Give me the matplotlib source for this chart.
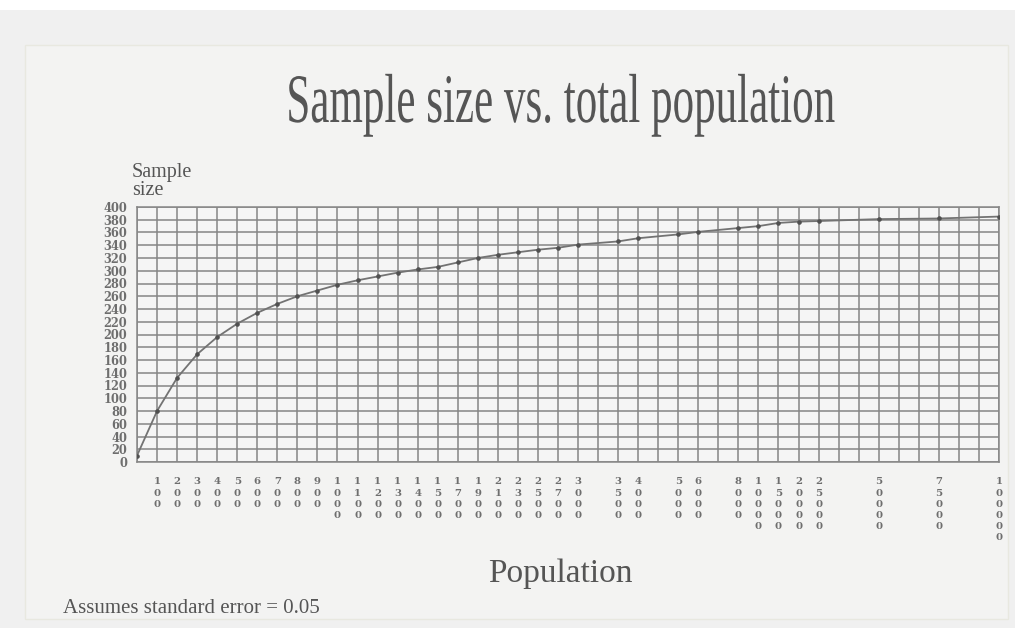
import numpy as np
import pandas as pd
import matplotlib
matplotlib.use("Agg")
import matplotlib.pyplot as plt
from matplotlib.patches import Rectangle
from matplotlib.patheffects import AbstractPathEffect
from matplotlib.transforms import Affine2D

# ---------------- data ----------------
# grid columns of the chart (index = column); "" = unlabelled column
population_labels = ["", "100", "200", "300", "400", "500", "600", "700", "800", "900",
                     "1000", "1100", "1200", "1300", "1400", "1500", "1700", "1900",
                     "2100", "2300", "2500", "2700", "3000", "", "3500", "4000", "",
                     "5000", "6000", "", "8000", "10000", "15000", "20000", "25000",
                     "", "", "50000", "", "", "75000", "", "", "100000"]
# sample size read at each column (nan = no point on that column)
sample_sizes = [10, 80, 132, 169, 196, 217, 234, 248, 260, 269,
                278, 285, 291, 297, 302, 306, 313, 320,
                325, 329, 333, 336, 341, np.nan, 346, 351, np.nan,
                357, 361, np.nan, 367, 370, 375, 377, 378,
                np.nan, np.nan, 381, np.nan, np.nan, 382, np.nan, np.nan, 385]
y_ticks = list(range(0, 401, 20))

title = "Sample size vs. total population"
x_title = "Population"
y_title_1 = "Sample"
y_title_2 = "size"
note = "Assumes standard error = 0.05"

# ---------------- style ----------------
W, H = 1015, 628
SERIF = ["Liberation Serif", "DejaVu Serif"]
TXT = "#555555"
GRID = "#868686"


class HStretch(AbstractPathEffect):
    """Condense glyphs horizontally around a fixed display x."""
    def __init__(self, sx, cx):
        super().__init__()
        self.sx = sx
        self.cx = cx

    def draw_path(self, renderer, gc, tpath, affine, rgbFace=None):
        aff = affine + Affine2D().translate(-self.cx, 0).scale(self.sx, 1).translate(self.cx, 0)
        renderer.draw_path(gc, tpath, aff, rgbFace)


fig = plt.figure(figsize=(W / 100, H / 100), dpi=100)
fig.patch.set_facecolor("#f0f0f0")

# top white strip and light panel
fig.patches.append(Rectangle((0, 1 - 10 / H), 1, 10 / H, transform=fig.transFigure,
                             facecolor="white", edgecolor="none", zorder=-3))
fig.patches.append(Rectangle((25 / W, 1 - 619 / H), (1008 - 25) / W, (619 - 45) / H,
                             transform=fig.transFigure, facecolor="#f3f3f2",
                             edgecolor="#e8e8e0", lw=1.0, zorder=-2))

ax = fig.add_axes([137 / W, 1 - 462 / H, (999 - 137) / W, (462 - 207) / H])
ax.set_facecolor("#f5f5f5")

x = np.arange(len(population_labels))
s = pd.Series(sample_sizes, index=x).dropna()
ax.plot(s.index, s.values, color="#737373", lw=1.3, zorder=3,
        marker="o", ms=2.3, mfc="#505050", mec="#505050")

ax.set_xlim(0, len(population_labels) - 1)
ax.set_ylim(0, 400)
ax.set_xticks(x)
ax.set_xticklabels(["\n".join(lbl) for lbl in population_labels],
                   fontfamily="DejaVu Serif", fontsize=7.3, fontweight="bold",
                   color="#6e6e6e", linespacing=1.32)
ax.set_yticks(y_ticks)
ax.set_yticklabels([str(v) for v in y_ticks], fontfamily="DejaVu Serif",
                   fontsize=8.3, fontweight="bold", color="#6e6e6e")
ax.tick_params(axis="both", length=0)
ax.tick_params(axis="x", pad=11)
ax.tick_params(axis="y", pad=7)
ax.grid(True, color=GRID, lw=1.1, zorder=1)
ax.set_axisbelow(True)
for sp in ax.spines.values():
    sp.set_color(GRID)
    sp.set_linewidth(1.1)

# texts
cx = 561
fig.text(cx / W, 1 - 122 / H, title, ha="center", va="baseline",
         fontfamily=SERIF, fontsize=50, color=TXT,
         path_effects=[HStretch(0.62, cx)])
fig.text(132 / W, 1 - 177 / H, y_title_1, ha="left", va="baseline",
         fontfamily=SERIF, fontsize=14.5, color=TXT)
fig.text(132 / W, 1 - 195 / H, y_title_2, ha="left", va="baseline",
         fontfamily=SERIF, fontsize=14.5, color=TXT)
fig.text(560.5 / W, 1 - 582 / H, x_title, ha="center", va="baseline",
         fontfamily=SERIF, fontsize=24, color=TXT)
fig.text(63 / W, 1 - 613 / H, note, ha="left", va="baseline",
         fontfamily=SERIF, fontsize=15, color=TXT)

fig.savefig("out.png", dpi=100, facecolor=fig.get_facecolor())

+ + +

» **What you need to do**:
Copy every line of the data that holds the string "matplotlib".

» **Response**:
Give me the matplotlib source for this chart.
import matplotlib
matplotlib.use("Agg")
import matplotlib.pyplot as plt
from matplotlib.patches import Rectangle
from matplotlib.patheffects import AbstractPathEffect
from matplotlib.transforms import Affine2D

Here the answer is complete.